The presence of Ter119+ cells during the differentiation of CD4 T cells provides a Th2 bias. A. Purified adult CD4 T cells (10⁶ cells) were activated with anti-CD3 and anti-CD28 Abs for 3 days in the absence (-) or the presence of 1.5 x10⁵ or 3x 10 ⁵ Ter119+ cells from day-7 neonatal spleens. Cells were washed and equal number was restimulated with anti-CD3 Ab alone for 24 h. Levels of IL-2, IFNγ, and IL-4 in supernatant were determined by ELISA. B. CD4 T cells were activated and restimulated as in (A) using 1.5 x10⁵ Ter119+ cells. Relative levels of IL-2, IFNγ and IL-4 mRNA were determined by real time RT-PCR. Fold induction relative to CD4 cells activated in the absence of Ter119 cells is shown. Data shown is representative of two experiments.

Figure 5

Neonate immature erythroid cells produce IL-6 during the co-culture with CD4 T cells.
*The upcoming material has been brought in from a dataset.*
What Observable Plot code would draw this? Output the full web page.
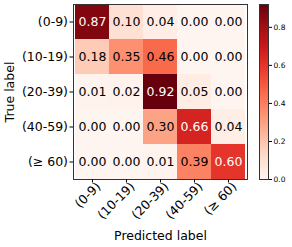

A. Relative IL-4 mRNA levels in adult CD4 T cells activated with anti-CD3 and anti-CD28 Abs in the absence (-) or presence (Ter119) of day-7 neonatal spleen Ter119+ cells (3x10⁵) for 3 days, determined by real time RT-PCR. B. Purified adult CD4 T cells were activated with anti-CD3 and anti-CD28 Abs in the absence (-) or presence of the indicated number of neonatal spleen Ter119+ cells for 2 or 3 days and IL-6 production in the supernatant was determined by ELISA. C. Day-6 neonatal spleen Ter119+ cells were incubated in medium alone. Purified adult CD4 T cells were activated with anti-CD3 and anti-CD28 Abs. After 24 h, relative levels of IL-6 mRNA (left panel) in both cultures were determined by real time RT-PCR, and IL-6 production in the culture supernatants (right panel) was determined by ELISA. D. Adult WT CD4 T cells were activated with anti-CD3 and anti-CD28 Abs in the presence of Ter119+ cells isolated from WT (WT Ter119) or IL-6 KO (KO Ter119) day 6-neonates. After 24 h, relative levels of IL-6 mRNA (left panel) in both co-cultures were determined by real time RT-PCR, and IL-6 production in the co-culture supernatants (right panel) was determined by ELISA. E. Adult CD4 T cells were activated in the absence (-) and presence of Ter119+ cells isolated from WT or IL-6 KO neonates for three days. Cells were washed and restimulated with anti-CD3 for 24 h and the relative IL-4 mRNA levels were determined by real time RT-PCR. Data shown is the mean of duplicate wells for each assay performed.